# THE EXERCISE
Reproduce the data below in full and exclude every picture.

# DATASET EXCERPT

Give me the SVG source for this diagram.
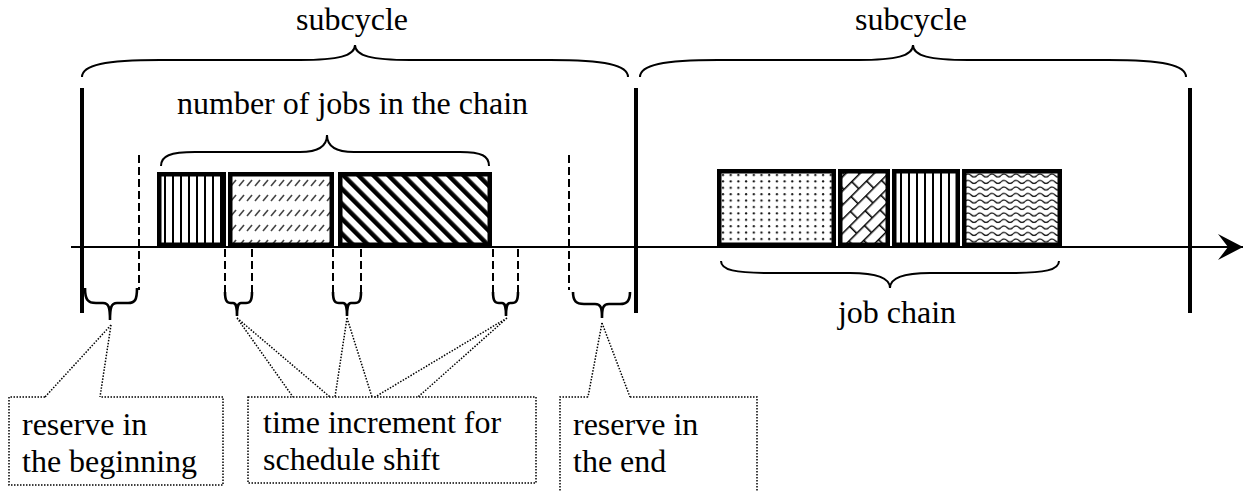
<svg xmlns="http://www.w3.org/2000/svg" width="1243" height="492" viewBox="0 0 1243 492">
<style>
text{font-family:"Liberation Serif","Times New Roman",serif;font-size:32px;fill:#000}
.job{stroke:#000;stroke-width:4.5}
.bar{stroke:#000;stroke-width:4}
.brace{fill:none;stroke:#000;stroke-width:2}
.sbrace{fill:none;stroke:#000;stroke-width:2.6}
.dash{stroke:#000;stroke-width:2;stroke-dasharray:8 4;fill:none}
.dot{stroke:#000;stroke-width:1.5;stroke-dasharray:1.5 1.5;fill:none}
</style>
<defs>
<pattern id="pVert" width="8" height="8" patternUnits="userSpaceOnUse" x="1">
<rect width="8" height="8" fill="#fff"/><rect x="3" y="0" width="2" height="8" fill="#000"/>
</pattern>
<pattern id="pDashDiag" width="8" height="15" patternUnits="userSpaceOnUse" x="230" y="176">
<rect width="8" height="15" fill="#fff"/><line x1="1" y1="10" x2="6" y2="4" stroke="#444" stroke-width="1.6"/>
</pattern>
<pattern id="pWide" width="10.6" height="10" patternUnits="userSpaceOnUse" patternTransform="rotate(-45)">
<rect width="10.6" height="10" fill="#fff"/><rect x="0" y="0" width="4.5" height="10" fill="#000"/>
</pattern>
<pattern id="pDots" width="7.7" height="6.4" patternUnits="userSpaceOnUse" x="720" y="172">
<rect width="7.7" height="6.4" fill="#fff"/><circle cx="3" cy="3" r="1.1" fill="#111"/>
</pattern>
<pattern id="pBrick" width="22" height="20" patternUnits="userSpaceOnUse" patternTransform="rotate(-45)">
<rect width="22" height="20" fill="#fff"/>
<path d="M0,0.75H22M0,10.75H22M0.75,0V10M11.75,10V20" stroke="#000" stroke-width="1.6" fill="none"/>
</pattern>
<pattern id="pWave" width="12" height="6.5" patternUnits="userSpaceOnUse" x="965" y="172">
<rect width="12" height="6.5" fill="#fff"/><path d="M0,3.5Q3,0.5 6,3.5T12,3.5" stroke="#000" stroke-width="1.2" fill="none"/>
</pattern>
<marker id="arr" viewBox="0 0 25 26" refX="25" refY="13" markerWidth="25" markerHeight="26" markerUnits="userSpaceOnUse" orient="auto">
<path d="M25,13L0,0L10,13L0,26Z" fill="#000"/>
</marker>
</defs>

<g id="connectors">
<line x1="71" y1="247" x2="1243" y2="247" stroke="#000" stroke-width="2" marker-end="url(#arr)"/>
<line class="bar" x1="82" y1="88" x2="82" y2="313"/>
<line class="bar" x1="636" y1="88" x2="636" y2="313"/>
<line class="bar" x1="1190" y1="88" x2="1190" y2="313"/>
<line class="dash" x1="139" y1="155" x2="139" y2="290"/>
<line class="dash" x1="569" y1="155" x2="569" y2="290"/>
<line class="dash" x1="225" y1="249" x2="225" y2="293"/>
<line class="dash" x1="252" y1="249" x2="252" y2="293"/>
<line class="dash" x1="333" y1="249" x2="333" y2="293"/>
<line class="dash" x1="361" y1="249" x2="361" y2="293"/>
<line class="dash" x1="493" y1="249" x2="493" y2="293"/>
<line class="dash" x1="518" y1="249" x2="518" y2="293"/>
<path class="dot" d="M111,325L45,397M111,325L100,397"/>
<path class="dot" d="M237,318L293,397M237,318L330,397"/>
<path class="dot" d="M347,318L335,397M347,318L372,397"/>
<path class="dot" d="M507,318L375,397M507,318L418,397"/>
<path class="dot" d="M602,323L588,397M602,323L630,397"/>
</g>

<g id="brace-subcycle-1">
<path class="brace" d="M82,77C82,65 105,60 160,60L300,60C338,60 355,56 355,45C355,56 372,60 410,60L550,60C605,60 628,65 628,77"/>
<text x="352" y="30" text-anchor="middle">subcycle</text>
</g>
<g id="brace-subcycle-2">
<path class="brace" d="M640,77C640,65 663,60 718,60L858,60C896,60 913,56 913,45C913,56 930,60 968,60L1108,60C1163,60 1186,65 1186,77"/>
<text x="911" y="30" text-anchor="middle">subcycle</text>
</g>
<g id="brace-number">
<path class="brace" d="M161,166C161,156 170,152 195,152L300,152C318,152 327,146 327,135C327,146 336,152 354,152L460,152C482,152 489,156 489,166"/>
<text x="177" y="114">number of jobs in the chain</text>
</g>
<g id="brace-jobchain">
<path class="brace" d="M721,261C721,270 735,273 770,273L850,273C878,273 890,278 890,288C890,278 902,273 930,273L1010,273C1045,273 1059,270 1059,261"/>
<text x="897" y="323" text-anchor="middle">job chain</text>
</g>

<g id="jobs-left">
<rect class="job" x="159.25" y="174.25" width="64.5" height="70.5" fill="url(#pVert)"/>
<rect class="job" x="230.25" y="174.25" width="101.5" height="70.5" fill="url(#pDashDiag)"/>
<rect class="job" x="340.25" y="174.25" width="149.5" height="70.5" fill="url(#pWide)"/>
</g>
<g id="jobs-right">
<rect class="job" x="719.25" y="171.25" width="114.5" height="73.5" fill="url(#pDots)"/>
<rect class="job" x="840.25" y="171.25" width="47.5" height="73.5" fill="url(#pBrick)"/>
<rect class="job" x="894.25" y="171.25" width="63.5" height="73.5" fill="url(#pVert)"/>
<rect class="job" x="964.25" y="171.25" width="95.5" height="73.5" fill="url(#pWave)"/>
</g>

<g id="braces-small">
<path class="sbrace" d="M85,288C85,300 88,303 96,303L103,303C109,303 110,308 110,320C110,308 111,303 117,303L128,303C135,303 137,300 137,288"/>
<path class="sbrace" d="M225,292C225,301 227,303 231,303L233,303C236,303 237,306 237,316C237,306 238,303 241,303L246,303C250,303 252,301 252,292"/>
<path class="sbrace" d="M333,292C333,301 335,303 339,303L343,303C346,303 347,306 347,316C347,306 348,303 351,303L355,303C359,303 361,301 361,292"/>
<path class="sbrace" d="M493,292C493,301 495,303 499,303L502,303C505,303 506,306 506,316C506,306 507,303 510,303L512,303C516,303 518,301 518,292"/>
<path class="sbrace" d="M573,292C573,301 576,304 584,304L595,304C601,304 602,308 602,318C602,308 603,304 609,304L620,304C627,304 630,301 630,292"/>
</g>

<g id="note-begin">
<path class="dot" d="M45,397H9V485H223V397H100"/>
<text x="22" y="435">reserve in</text>
<text x="22" y="472">the beginning</text>
</g>
<g id="note-increment">
<rect class="dot" x="248" y="397" width="288" height="86"/>
<text x="263" y="433">time increment for</text>
<text x="263" y="470">schedule shift</text>
</g>
<g id="note-end">
<path class="dot" d="M588,397H560V495M630,397H757V495"/>
<text x="573" y="435">reserve in</text>
<text x="573" y="472">the end</text>
</g>
</svg>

# IN RESPONSE
Give me the SVG source for this diagram.
<svg xmlns="http://www.w3.org/2000/svg" width="1243" height="492" viewBox="0 0 1243 492">
<style>
text{font-family:"Liberation Serif","Times New Roman",serif;font-size:32px;fill:#000}
.job{stroke:#000;stroke-width:4.5}
.bar{stroke:#000;stroke-width:4}
.brace{fill:none;stroke:#000;stroke-width:2}
.sbrace{fill:none;stroke:#000;stroke-width:2.6}
.dash{stroke:#000;stroke-width:2;stroke-dasharray:8 4;fill:none}
.dot{stroke:#000;stroke-width:1.5;stroke-dasharray:1.5 1.5;fill:none}
</style>
<defs>
<pattern id="pVert" width="8" height="8" patternUnits="userSpaceOnUse" x="1">
<rect width="8" height="8" fill="#fff"/><rect x="3" y="0" width="2" height="8" fill="#000"/>
</pattern>
<pattern id="pDashDiag" width="8" height="15" patternUnits="userSpaceOnUse" x="230" y="176">
<rect width="8" height="15" fill="#fff"/><line x1="1" y1="10" x2="6" y2="4" stroke="#444" stroke-width="1.6"/>
</pattern>
<pattern id="pWide" width="10.6" height="10" patternUnits="userSpaceOnUse" patternTransform="rotate(-45)">
<rect width="10.6" height="10" fill="#fff"/><rect x="0" y="0" width="4.5" height="10" fill="#000"/>
</pattern>
<pattern id="pDots" width="7.7" height="6.4" patternUnits="userSpaceOnUse" x="720" y="172">
<rect width="7.7" height="6.4" fill="#fff"/><circle cx="3" cy="3" r="1.1" fill="#111"/>
</pattern>
<pattern id="pBrick" width="22" height="20" patternUnits="userSpaceOnUse" patternTransform="rotate(-45)">
<rect width="22" height="20" fill="#fff"/>
<path d="M0,0.75H22M0,10.75H22M0.75,0V10M11.75,10V20" stroke="#000" stroke-width="1.6" fill="none"/>
</pattern>
<pattern id="pWave" width="12" height="6.5" patternUnits="userSpaceOnUse" x="965" y="172">
<rect width="12" height="6.5" fill="#fff"/><path d="M0,3.5Q3,0.5 6,3.5T12,3.5" stroke="#000" stroke-width="1.2" fill="none"/>
</pattern>
<marker id="arr" viewBox="0 0 25 26" refX="25" refY="13" markerWidth="25" markerHeight="26" markerUnits="userSpaceOnUse" orient="auto">
<path d="M25,13L0,0L10,13L0,26Z" fill="#000"/>
</marker>
</defs>

<g id="connectors">
<line x1="71" y1="247" x2="1243" y2="247" stroke="#000" stroke-width="2" marker-end="url(#arr)"/>
<line class="bar" x1="82" y1="88" x2="82" y2="313"/>
<line class="bar" x1="636" y1="88" x2="636" y2="313"/>
<line class="bar" x1="1190" y1="88" x2="1190" y2="313"/>
<line class="dash" x1="139" y1="155" x2="139" y2="290"/>
<line class="dash" x1="569" y1="155" x2="569" y2="290"/>
<line class="dash" x1="225" y1="249" x2="225" y2="293"/>
<line class="dash" x1="252" y1="249" x2="252" y2="293"/>
<line class="dash" x1="333" y1="249" x2="333" y2="293"/>
<line class="dash" x1="361" y1="249" x2="361" y2="293"/>
<line class="dash" x1="493" y1="249" x2="493" y2="293"/>
<line class="dash" x1="518" y1="249" x2="518" y2="293"/>
<path class="dot" d="M111,325L45,397M111,325L100,397"/>
<path class="dot" d="M237,318L293,397M237,318L330,397"/>
<path class="dot" d="M347,318L335,397M347,318L372,397"/>
<path class="dot" d="M507,318L375,397M507,318L418,397"/>
<path class="dot" d="M602,323L588,397M602,323L630,397"/>
</g>

<g id="brace-subcycle-1">
<path class="brace" d="M82,77C82,65 105,60 160,60L300,60C338,60 355,56 355,45C355,56 372,60 410,60L550,60C605,60 628,65 628,77"/>
<text x="352" y="30" text-anchor="middle">subcycle</text>
</g>
<g id="brace-subcycle-2">
<path class="brace" d="M640,77C640,65 663,60 718,60L858,60C896,60 913,56 913,45C913,56 930,60 968,60L1108,60C1163,60 1186,65 1186,77"/>
<text x="911" y="30" text-anchor="middle">subcycle</text>
</g>
<g id="brace-number">
<path class="brace" d="M161,166C161,156 170,152 195,152L300,152C318,152 327,146 327,135C327,146 336,152 354,152L460,152C482,152 489,156 489,166"/>
<text x="177" y="114">number of jobs in the chain</text>
</g>
<g id="brace-jobchain">
<path class="brace" d="M721,261C721,270 735,273 770,273L850,273C878,273 890,278 890,288C890,278 902,273 930,273L1010,273C1045,273 1059,270 1059,261"/>
<text x="897" y="323" text-anchor="middle">job chain</text>
</g>

<g id="jobs-left">
<rect class="job" x="159.25" y="174.25" width="64.5" height="70.5" fill="url(#pVert)"/>
<rect class="job" x="230.25" y="174.25" width="101.5" height="70.5" fill="url(#pDashDiag)"/>
<rect class="job" x="340.25" y="174.25" width="149.5" height="70.5" fill="url(#pWide)"/>
</g>
<g id="jobs-right">
<rect class="job" x="719.25" y="171.25" width="114.5" height="73.5" fill="url(#pDots)"/>
<rect class="job" x="840.25" y="171.25" width="47.5" height="73.5" fill="url(#pBrick)"/>
<rect class="job" x="894.25" y="171.25" width="63.5" height="73.5" fill="url(#pVert)"/>
<rect class="job" x="964.25" y="171.25" width="95.5" height="73.5" fill="url(#pWave)"/>
</g>

<g id="braces-small">
<path class="sbrace" d="M85,288C85,300 88,303 96,303L103,303C109,303 110,308 110,320C110,308 111,303 117,303L128,303C135,303 137,300 137,288"/>
<path class="sbrace" d="M225,292C225,301 227,303 231,303L233,303C236,303 237,306 237,316C237,306 238,303 241,303L246,303C250,303 252,301 252,292"/>
<path class="sbrace" d="M333,292C333,301 335,303 339,303L343,303C346,303 347,306 347,316C347,306 348,303 351,303L355,303C359,303 361,301 361,292"/>
<path class="sbrace" d="M493,292C493,301 495,303 499,303L502,303C505,303 506,306 506,316C506,306 507,303 510,303L512,303C516,303 518,301 518,292"/>
<path class="sbrace" d="M573,292C573,301 576,304 584,304L595,304C601,304 602,308 602,318C602,308 603,304 609,304L620,304C627,304 630,301 630,292"/>
</g>

<g id="note-begin">
<path class="dot" d="M45,397H9V485H223V397H100"/>
<text x="22" y="435">reserve in</text>
<text x="22" y="472">the beginning</text>
</g>
<g id="note-increment">
<rect class="dot" x="248" y="397" width="288" height="86"/>
<text x="263" y="433">time increment for</text>
<text x="263" y="470">schedule shift</text>
</g>
<g id="note-end">
<path class="dot" d="M588,397H560V495M630,397H757V495"/>
<text x="573" y="435">reserve in</text>
<text x="573" y="472">the end</text>
</g>
</svg>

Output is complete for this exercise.